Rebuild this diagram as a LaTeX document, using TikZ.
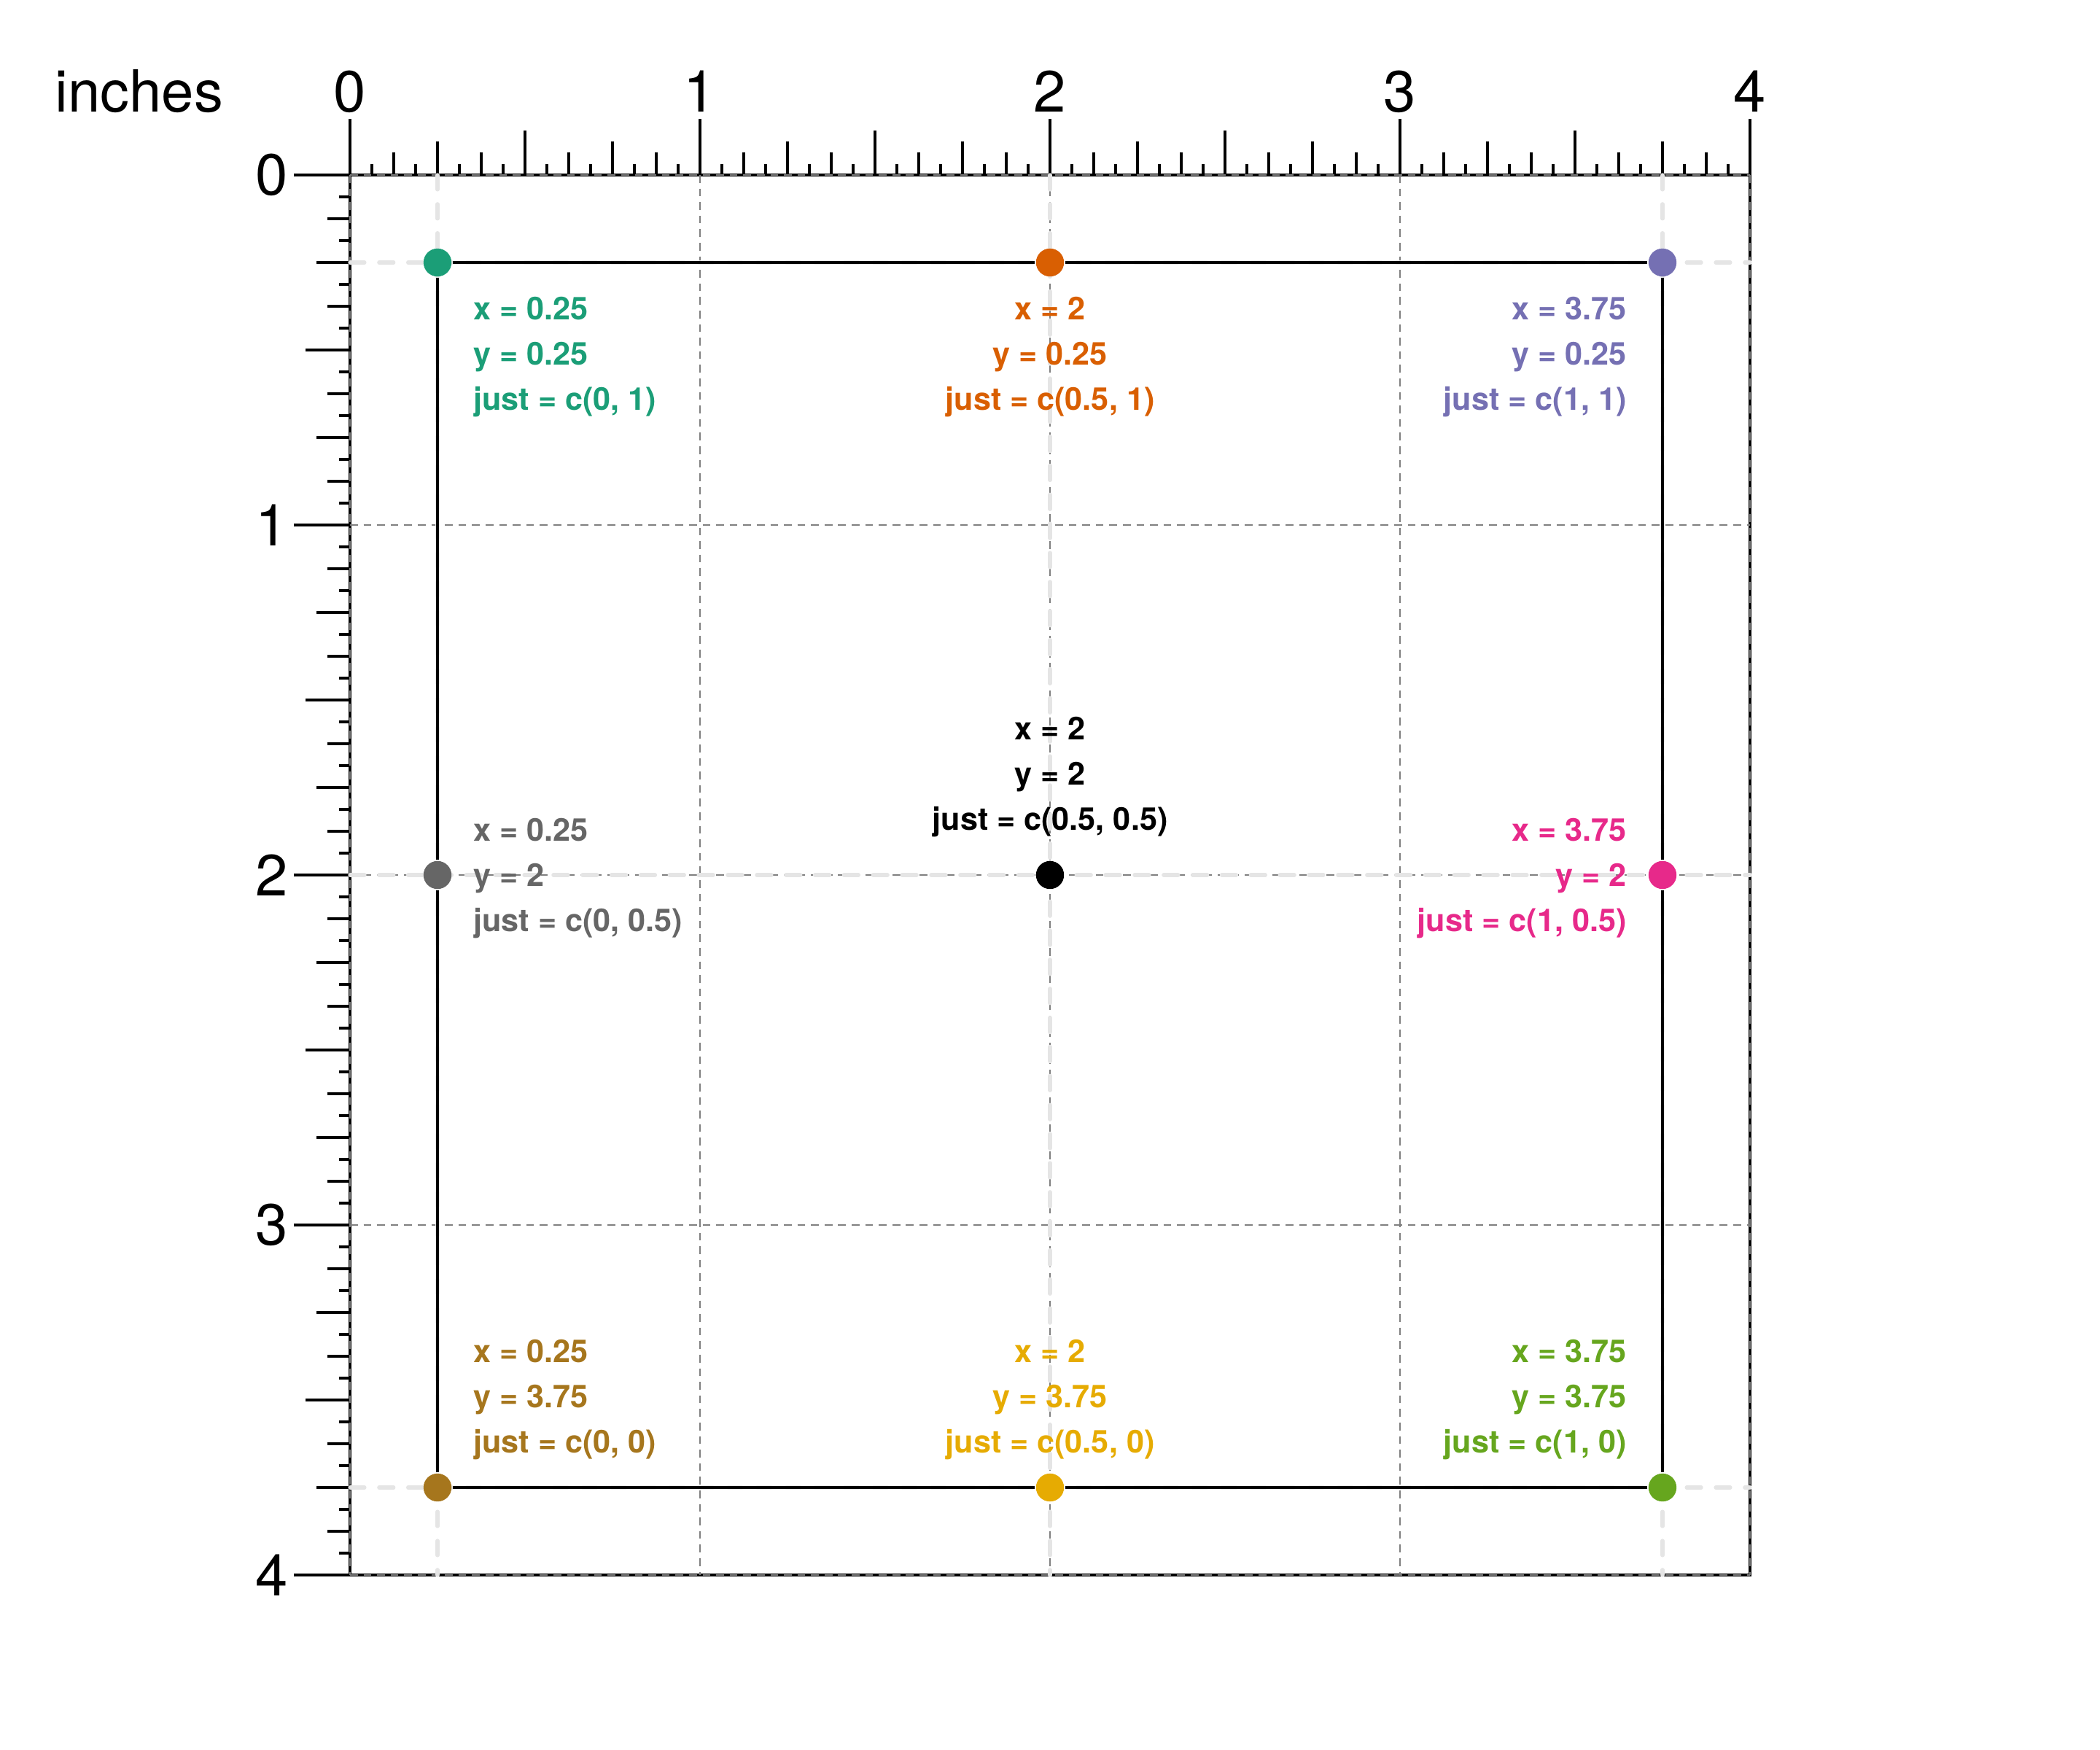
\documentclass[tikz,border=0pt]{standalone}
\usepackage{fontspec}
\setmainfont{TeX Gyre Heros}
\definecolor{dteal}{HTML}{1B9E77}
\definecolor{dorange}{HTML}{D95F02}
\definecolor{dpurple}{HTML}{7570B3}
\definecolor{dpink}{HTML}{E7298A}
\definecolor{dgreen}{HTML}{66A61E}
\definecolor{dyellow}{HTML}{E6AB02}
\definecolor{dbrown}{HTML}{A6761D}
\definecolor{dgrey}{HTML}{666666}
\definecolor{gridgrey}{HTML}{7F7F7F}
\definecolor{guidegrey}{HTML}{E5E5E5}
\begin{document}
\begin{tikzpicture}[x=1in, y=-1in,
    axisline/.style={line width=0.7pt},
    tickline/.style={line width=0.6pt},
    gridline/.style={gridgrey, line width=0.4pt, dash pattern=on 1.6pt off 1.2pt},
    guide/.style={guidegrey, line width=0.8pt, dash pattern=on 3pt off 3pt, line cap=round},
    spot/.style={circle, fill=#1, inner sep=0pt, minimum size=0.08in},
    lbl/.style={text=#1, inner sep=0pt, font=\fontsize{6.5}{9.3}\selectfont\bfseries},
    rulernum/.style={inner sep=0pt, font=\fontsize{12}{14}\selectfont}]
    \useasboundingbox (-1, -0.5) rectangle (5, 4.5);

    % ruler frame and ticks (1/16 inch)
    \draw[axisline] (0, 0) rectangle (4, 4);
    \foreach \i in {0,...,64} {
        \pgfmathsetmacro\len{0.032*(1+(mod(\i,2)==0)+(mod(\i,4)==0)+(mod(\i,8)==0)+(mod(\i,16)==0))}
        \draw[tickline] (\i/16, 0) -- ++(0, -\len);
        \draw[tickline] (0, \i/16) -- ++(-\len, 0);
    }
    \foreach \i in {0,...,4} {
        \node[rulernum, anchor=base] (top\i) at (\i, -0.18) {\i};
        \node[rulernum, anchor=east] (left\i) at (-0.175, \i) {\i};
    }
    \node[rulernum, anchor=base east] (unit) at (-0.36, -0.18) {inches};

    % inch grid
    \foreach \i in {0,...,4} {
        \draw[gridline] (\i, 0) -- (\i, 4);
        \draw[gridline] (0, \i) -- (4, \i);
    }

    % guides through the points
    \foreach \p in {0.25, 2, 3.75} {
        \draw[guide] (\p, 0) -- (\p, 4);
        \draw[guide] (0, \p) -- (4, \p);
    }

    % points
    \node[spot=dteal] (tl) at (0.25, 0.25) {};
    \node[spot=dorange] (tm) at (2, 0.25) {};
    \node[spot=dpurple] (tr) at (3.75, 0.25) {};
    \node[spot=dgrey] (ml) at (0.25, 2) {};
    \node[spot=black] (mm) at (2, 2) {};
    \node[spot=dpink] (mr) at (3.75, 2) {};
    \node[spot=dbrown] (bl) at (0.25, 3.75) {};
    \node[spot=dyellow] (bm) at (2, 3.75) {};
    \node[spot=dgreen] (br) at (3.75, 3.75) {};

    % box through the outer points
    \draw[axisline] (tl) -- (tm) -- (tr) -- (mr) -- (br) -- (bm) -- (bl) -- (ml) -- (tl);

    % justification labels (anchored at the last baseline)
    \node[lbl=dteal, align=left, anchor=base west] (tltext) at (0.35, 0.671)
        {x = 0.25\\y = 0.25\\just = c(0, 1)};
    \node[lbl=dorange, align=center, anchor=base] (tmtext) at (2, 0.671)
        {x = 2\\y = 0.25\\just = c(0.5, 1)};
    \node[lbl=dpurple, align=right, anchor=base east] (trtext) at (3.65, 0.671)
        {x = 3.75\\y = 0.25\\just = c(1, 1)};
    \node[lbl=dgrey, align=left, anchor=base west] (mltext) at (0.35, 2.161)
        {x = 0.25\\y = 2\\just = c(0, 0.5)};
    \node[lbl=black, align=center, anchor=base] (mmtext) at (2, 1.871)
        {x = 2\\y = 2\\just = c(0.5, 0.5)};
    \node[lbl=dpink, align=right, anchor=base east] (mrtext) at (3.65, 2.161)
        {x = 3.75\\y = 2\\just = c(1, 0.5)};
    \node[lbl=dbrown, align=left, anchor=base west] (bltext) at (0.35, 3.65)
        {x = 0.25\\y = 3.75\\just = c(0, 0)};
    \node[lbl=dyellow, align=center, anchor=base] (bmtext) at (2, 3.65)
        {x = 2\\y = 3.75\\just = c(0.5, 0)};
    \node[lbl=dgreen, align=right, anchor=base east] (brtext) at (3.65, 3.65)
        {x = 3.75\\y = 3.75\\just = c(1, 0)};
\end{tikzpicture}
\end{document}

----------------------------------------

Return all of the data exactly as written, and drop the pictures.

Rebuild this diagram as a LaTeX document, using TikZ.
\documentclass[tikz,border=0pt]{standalone}
\usepackage{fontspec}
\setmainfont{TeX Gyre Heros}
\definecolor{dteal}{HTML}{1B9E77}
\definecolor{dorange}{HTML}{D95F02}
\definecolor{dpurple}{HTML}{7570B3}
\definecolor{dpink}{HTML}{E7298A}
\definecolor{dgreen}{HTML}{66A61E}
\definecolor{dyellow}{HTML}{E6AB02}
\definecolor{dbrown}{HTML}{A6761D}
\definecolor{dgrey}{HTML}{666666}
\definecolor{gridgrey}{HTML}{7F7F7F}
\definecolor{guidegrey}{HTML}{E5E5E5}
\begin{document}
\begin{tikzpicture}[x=1in, y=-1in,
    axisline/.style={line width=0.7pt},
    tickline/.style={line width=0.6pt},
    gridline/.style={gridgrey, line width=0.4pt, dash pattern=on 1.6pt off 1.2pt},
    guide/.style={guidegrey, line width=0.8pt, dash pattern=on 3pt off 3pt, line cap=round},
    spot/.style={circle, fill=#1, inner sep=0pt, minimum size=0.08in},
    lbl/.style={text=#1, inner sep=0pt, font=\fontsize{6.5}{9.3}\selectfont\bfseries},
    rulernum/.style={inner sep=0pt, font=\fontsize{12}{14}\selectfont}]
    \useasboundingbox (-1, -0.5) rectangle (5, 4.5);

    % ruler frame and ticks (1/16 inch)
    \draw[axisline] (0, 0) rectangle (4, 4);
    \foreach \i in {0,...,64} {
        \pgfmathsetmacro\len{0.032*(1+(mod(\i,2)==0)+(mod(\i,4)==0)+(mod(\i,8)==0)+(mod(\i,16)==0))}
        \draw[tickline] (\i/16, 0) -- ++(0, -\len);
        \draw[tickline] (0, \i/16) -- ++(-\len, 0);
    }
    \foreach \i in {0,...,4} {
        \node[rulernum, anchor=base] (top\i) at (\i, -0.18) {\i};
        \node[rulernum, anchor=east] (left\i) at (-0.175, \i) {\i};
    }
    \node[rulernum, anchor=base east] (unit) at (-0.36, -0.18) {inches};

    % inch grid
    \foreach \i in {0,...,4} {
        \draw[gridline] (\i, 0) -- (\i, 4);
        \draw[gridline] (0, \i) -- (4, \i);
    }

    % guides through the points
    \foreach \p in {0.25, 2, 3.75} {
        \draw[guide] (\p, 0) -- (\p, 4);
        \draw[guide] (0, \p) -- (4, \p);
    }

    % points
    \node[spot=dteal] (tl) at (0.25, 0.25) {};
    \node[spot=dorange] (tm) at (2, 0.25) {};
    \node[spot=dpurple] (tr) at (3.75, 0.25) {};
    \node[spot=dgrey] (ml) at (0.25, 2) {};
    \node[spot=black] (mm) at (2, 2) {};
    \node[spot=dpink] (mr) at (3.75, 2) {};
    \node[spot=dbrown] (bl) at (0.25, 3.75) {};
    \node[spot=dyellow] (bm) at (2, 3.75) {};
    \node[spot=dgreen] (br) at (3.75, 3.75) {};

    % box through the outer points
    \draw[axisline] (tl) -- (tm) -- (tr) -- (mr) -- (br) -- (bm) -- (bl) -- (ml) -- (tl);

    % justification labels (anchored at the last baseline)
    \node[lbl=dteal, align=left, anchor=base west] (tltext) at (0.35, 0.671)
        {x = 0.25\\y = 0.25\\just = c(0, 1)};
    \node[lbl=dorange, align=center, anchor=base] (tmtext) at (2, 0.671)
        {x = 2\\y = 0.25\\just = c(0.5, 1)};
    \node[lbl=dpurple, align=right, anchor=base east] (trtext) at (3.65, 0.671)
        {x = 3.75\\y = 0.25\\just = c(1, 1)};
    \node[lbl=dgrey, align=left, anchor=base west] (mltext) at (0.35, 2.161)
        {x = 0.25\\y = 2\\just = c(0, 0.5)};
    \node[lbl=black, align=center, anchor=base] (mmtext) at (2, 1.871)
        {x = 2\\y = 2\\just = c(0.5, 0.5)};
    \node[lbl=dpink, align=right, anchor=base east] (mrtext) at (3.65, 2.161)
        {x = 3.75\\y = 2\\just = c(1, 0.5)};
    \node[lbl=dbrown, align=left, anchor=base west] (bltext) at (0.35, 3.65)
        {x = 0.25\\y = 3.75\\just = c(0, 0)};
    \node[lbl=dyellow, align=center, anchor=base] (bmtext) at (2, 3.65)
        {x = 2\\y = 3.75\\just = c(0.5, 0)};
    \node[lbl=dgreen, align=right, anchor=base east] (brtext) at (3.65, 3.65)
        {x = 3.75\\y = 3.75\\just = c(1, 0)};
\end{tikzpicture}
\end{document}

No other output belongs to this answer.